Wherewell the old stomping ground 06 Nov 2013

I have been getting more than my fair share on the rivers of late with visits to the Lower Itchen, Broadlands and a couple of streams up North.  Trying to get on Wherewell which is only half an hour from me was more problematic, I had tried to book for the previous month and could not get a free day. After a bit of calendar reshuffling, I eventually managed to book the 6th. My colleague Bob was going to come along as well as my regular partner Graham Lumsdon. Having completed the early morning taxi service for my daughter’s judo lessons I fought my way through the early morning work traffic and got onto the M3. The weather was appalling and driving conditions were poor despite this the road was moving pretty well. As I rocked up at the fishery Grahams van was already parked up on the new hard standing car park and as I got out of the car the smell of freshly cooked bacon met my nostrils. Graham had kindly made some bacon butties to kick the day off, we chatted for a bit before stumping up the fishing fees to Robbie the Riverkeeper. Robbie was in fine form and we exchanged some banter before tackling up, Bob was running a little late but we were in no hurry so decided to wait. Bob is relatively new to fishing and we wanted to make sure he was on the right road before shooting off and doing our own thing. We set Bob up with a Duo set up and Graham explained some of the finer points of casting as I was not giving a very good practical demonstration. We could see plenty of fish in the water it was very clear given the amount of rain that had fallen and still was. It was not long before Bob was into the first fish of the day, unfortunately, it was to be the first out of season Brown trout and I am sad to report not the last!


It was near 1000hrs before we stepped off to start our days fishing, we had agreed to meet up for a cuppa and a bite to eat around 1200hrs. I dropped into a section of the stream that had produced good numbers of fish last year in pretty high water. Confident I began working my way up the stretch. Forty yards on confidence had grabbed its coat and was heading for the door when my first Wherewell Grayling locked on briefly before spitting the hook. This scenario played


out a further two times before I finally got one in the net. Not the biggest fish but a good 30cm. I managed a few more but nowhere near the numbers I had expected. I spoke with Graham who had caught loads of fish but the vast majority were too small (shorter than 15cm). We both agreed that they had not really woken up yet and maybe after lunch, the sport would pick up a bit. We stopped for lunch about 1200hrs and I was pleased to have managed a total of nine. We went into the hut and chatted through the morning, it was fairly evident that the fishing was tough. After lunch, I decided to tootle upstream and fish and generally get a feel for the river again. It was very clear and fish could be spotted easily, targeting Grayling, however, was pretty difficult. On several occasions, I watched as my nymph floated by the fish and not even a movement. Once, the fly seemed to bounce off the front of the fish and still nothing. I was not without sport though as I watched huge Brown trout move four or five feet across the river to snaffle down a large sedge pattern. They were a nuisance though and when they did not completely destroy the cast they would run riot upstream ruining any chance of catching anything else in the pool. I eventually got up to a bit I have favored in the past near the top of the beat. Robbie had obviously been busy and had cut large sections of an overhanging tree to allow access to some sweet water. At last, I had found a pod of Grayling willing to feed, they were not very big but hey any port in a storm.

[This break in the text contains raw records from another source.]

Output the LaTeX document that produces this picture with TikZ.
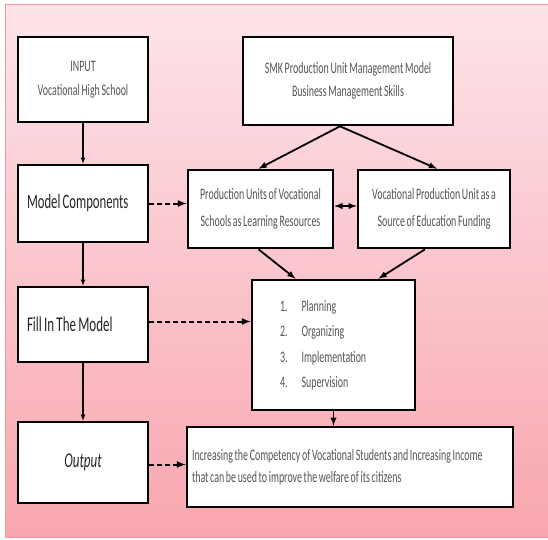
\documentclass[tikz,border=0pt]{standalone}
\usepackage{fontspec}
\setmainfont{Carlito}[FakeStretch=0.62, WordSpace=0.75]
\usepackage{xcolor}
\definecolor{pinktop}{RGB}{252,228,233}
\definecolor{pinkbot}{RGB}{249,166,175}
\definecolor{pinkline}{RGB}{236,150,160}
\definecolor{boxtext}{RGB}{85,85,85}
\tikzset{
  box/.style={draw, line width=2.6pt, fill=white, inner sep=2pt, align=center,
    execute at begin node={\spaceskip=0pt\xspaceskip=0pt\relax}},
  smalltxt/.style={font=\fontsize{16}{24}\selectfont, text=boxtext},
  bigtxt/.style={font=\fontsize{20.5}{24}\selectfont, text=black!85},
}
\begin{document}
\begin{tikzpicture}[x=1pt, y=-1pt]
\useasboundingbox (0,0) rectangle (548,539);
\shade[top color=pinktop, bottom color=pinkbot] (5,4) rectangle (548,537);
\draw[pinkline, line width=1pt] (5,537) -- (5,4) -- (548,4);
\draw[pinkline, line width=1pt] (5,537) -- (548,537);
% left column
\node[box, smalltxt, minimum width=130pt, minimum height=85pt] (input) at (83,79.5) {INPUT\\Vocational High School};
\node[box, bigtxt, minimum width=130pt, minimum height=77pt, text width=112pt, align=left] (comp) at (83,203.5) {Model Components};
\node[box, bigtxt, font=\fontsize{21}{24}\selectfont, minimum width=130pt, minimum height=75pt, text width=112pt, align=left] (fill) at (83,324.5) {Fill In The Model};
\node[box, bigtxt, font=\fontsize{21}{24}\selectfont\itshape, minimum width=130pt, minimum height=81pt] (output) at (83,462.5) {Output};
% right part
\node[box, smalltxt, font=\fontsize{16}{23}\selectfont, minimum width=210pt, minimum height=88pt] (smk) at (348,81) {SMK Production Unit Management Model\\Business Management Skills};
\node[box, smalltxt, font=\fontsize{16}{27}\selectfont, minimum width=145pt, minimum height=78pt] (prodL) at (260.5,209) {Production Units of Vocational\\Schools as Learning Resources};
\node[box, smalltxt, font=\fontsize{16}{27}\selectfont, minimum width=152pt, minimum height=78pt] (prodR) at (434,209) {Vocational Production Unit as a\\Source of Education Funding};
\node[box, smalltxt, font=\fontsize{16}{25.5}\selectfont, minimum width=163pt, minimum height=130pt, inner xsep=28pt, text width=107pt, align=left] (plan) at (333.5,345) {1.\hspace{14pt}Planning\\2.\hspace{14pt}Organizing\\3.\hspace{14pt}Implementation\\4.\hspace{14pt}Supervision};
\node[box, smalltxt, font=\fontsize{16}{22}\selectfont, minimum width=326pt, minimum height=80pt, inner xsep=5pt, text width=316pt, align=left] (result) at (350,467) {Increasing the Competency of Vocational Students and Increasing Income\\that can be used to improve the welfare of its citizens};
% arrows
\draw [>=latex,->, line width=1.1pt] (input) -- (comp);
\draw [>=latex,->, line width=1.1pt] (comp) -- (fill);
\draw [>=latex,->, line width=1.1pt] (fill) -- (output);
\draw [>=latex,->, line width=1.8pt] ([xshift=-8pt]smk.south) -- ([xshift=-2pt]prodL.north);
\draw [>=latex,->, line width=1.8pt] ([xshift=-8pt]smk.south) -- ([xshift=3pt]prodR.north);
\draw [>=latex,<->, line width=1.8pt] ([yshift=3pt]prodL.east) -- ([yshift=3pt]prodR.west);
\draw [>=latex,->, line width=1.8pt] ([xshift=-2pt]prodL.south) -- ([xshift=-38pt]plan.north);
\draw [>=latex,->, line width=1.8pt] ([xshift=-9pt]prodR.south) -- ([xshift=45pt]plan.north);
\draw [>=latex,->, line width=1.8pt] (plan.south) -- (plan.south |- result.north);
\draw [>=latex,->, line width=2pt, dash pattern=on 5pt off 3pt] (comp.east) -- (comp.east -| prodL.west);
\draw [>=latex,->, line width=2pt, dash pattern=on 5pt off 3pt] ([yshift=3pt]fill.east) -- ([yshift=3pt]fill.east -| plan.west);
\draw [>=latex,->, line width=2pt, dash pattern=on 5pt off 3pt] ([yshift=-2pt]output.east) -- ([yshift=-2pt]output.east -| result.west);
\end{tikzpicture}
\end{document}
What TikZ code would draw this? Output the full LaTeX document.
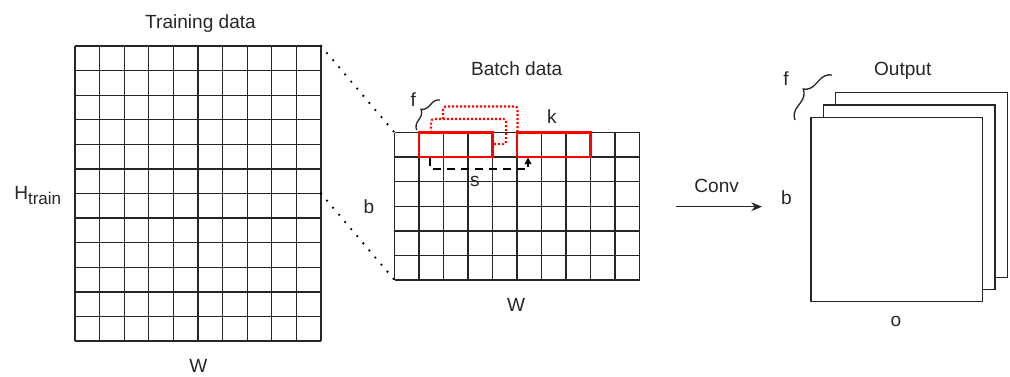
\documentclass[tikz,border=0pt]{standalone}
\usepackage{fontspec}
\setmainfont{Liberation Sans}
\usetikzlibrary{arrows.meta,decorations.pathreplacing}
\begin{document}
\begin{tikzpicture}[x=0.75pt,y=-0.75pt,
  lbl/.style={font=\fontsize{14.3}{17}\selectfont, text=black!85, inner sep=0pt, anchor=base},
  gridline/.style={line width=1pt, draw=black!85},
  redbox/.style={draw=red, line width=1.6pt},
  reddot/.style={draw=red, line width=1.6pt, dash pattern=on 1.5pt off 1.5pt, rounded corners=2pt},
  blackdot/.style={draw=black, line width=1.9pt, line cap=round, dash pattern=on 0pt off 7pt},
  blackdash/.style={draw=black, line width=1.5pt, dash pattern=on 6pt off 4.5pt},
  plate/.style={draw=black!85, fill=white, line width=1pt},
  bracestyle/.style={decorate, decoration={brace, amplitude=#1}, line width=1pt, draw=black!85}]
\useasboundingbox (0,0) rectangle (1010,376);

% training grid
\foreach \i in {0,...,10} \draw[gridline] ({75+24.6*\i},46) -- ({75+24.6*\i},341);
\foreach \j in {0,...,12} \draw[gridline] (75,{46+24.583*\j}) -- (321,{46+24.583*\j});
\coordinate (trTR) at (321,46);
\coordinate (trMR) at (321,193.5);

% batch grid
\foreach \i in {0,...,10} \draw[gridline] ({394.5+24.5*\i},132.5) -- ({394.5+24.5*\i},280);
\foreach \j in {0,...,6} \draw[gridline] (394.5,{132.5+24.583*\j}) -- (639.5,{132.5+24.583*\j});
\coordinate (baTL) at (394.5,132.5);
\coordinate (baBL) at (394.5,280);

% zoom connectors
\draw[blackdot] (trTR) -- (baTL);
\draw[blackdot] (trMR) -- (baBL);

% red kernels
\draw[redbox] (419,132.5) rectangle (492.5,157);
\draw[redbox] (517,132.5) rectangle (590.5,157);
\coordinate (k1top) at (431,132.5);
\coordinate (k1right) at (492.5,144);
\coordinate (k2top) at (517.5,132.5);
\coordinate (loopstart) at (443,119);
\draw[reddot] (k1top) -- (431,119) -- (506,119) -- (506,144) -- (k1right);
\draw[reddot] (loopstart) -- (443,106.5) -- (517.5,106.5) -- (k2top);

% stride arrow
\coordinate (sA) at (430,157.5);
\coordinate (sB) at (528,157.5);
\draw[blackdash, -{Triangle[length=5pt,width=5pt]}] (sA) -- (430,169) -- (528,169) -- (sB);

% braces
\draw[bracestyle=7pt] (416.7,130) -- (440,100);
\draw[bracestyle=10pt] (795,120) -- (832,75);

% output plates
\draw[plate] (835.7,92.7) rectangle (1007.3,277.3);
\draw[plate] (823.3,105) rectangle (995,289.3);
\draw[plate] (811,117.3) rectangle (982.7,301.7);

% conv arrow
\coordinate (convA) at (676,206.7);
\coordinate (convB) at (762,206.7);
\draw[line width=1pt, draw=black!85, -{Stealth[length=8pt,width=6.5pt]}] (convA) -- (convB);

% labels
\node[lbl] (ttrain) at (200.5,28.5) {Training data};
\node[lbl] (wtrain) at (198.3,372.7) {W};
\node[lbl, anchor=base west] (htrain) at (14,199.5) {H\raisebox{-3.7pt}{\fontsize{12.8}{14}\selectfont train}};
\node[lbl] (tbatch) at (516.7,75) {Batch data};
\node[lbl] (bbatch) at (369,213.3) {b};
\node[lbl] (wbatch) at (516,311) {W};
\node[lbl] (fbatch) at (413.3,106.5) {f};
\node[lbl] (klbl) at (552,123.3) {k};
\node[lbl] (slbl) at (475,186.7) {s};
\node[lbl] (tout) at (902.7,75) {Output};
\node[lbl] (fout) at (786,85) {f};
\node[lbl] (conv) at (716.7,192.7) {Conv};
\node[lbl] (bout) at (786.3,204.3) {b};
\node[lbl] (oout) at (896,326.7) {o};
\end{tikzpicture}
\end{document}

I met up with Graham and he was having the same issues we agreed the Grayling were just not that up for it. However


the Brownies were intent on beefing up for the winter and we both had some fantastic looking fish, all safely returned to go about their business. We wondered back downstream ways and there was still some light left in the day. We both picked a stretch of water and fished the last half hour of light. It was at this point I had an unexpected guest, having gotten used to the Brown trout I simply thought I had hooked another but no this was a pristine looking Rainbow trout an escapee from the little lake here no doubt.  After numerous visits by Brown trout, I was eventually rewarded for my persistence with a couple of cracking Grayling of the 40cm stamp. All too soon though the last of the light departed and I could no longer see my flies, it was time to go. I met Graham back in the van, Bob had left just before. A tough day but as ever a pleasure to be out and about despite the inclement weather. Graham was moving to Winchester to be up bright and early to fish the free water that is available there, as I type I am sure he is having a ball!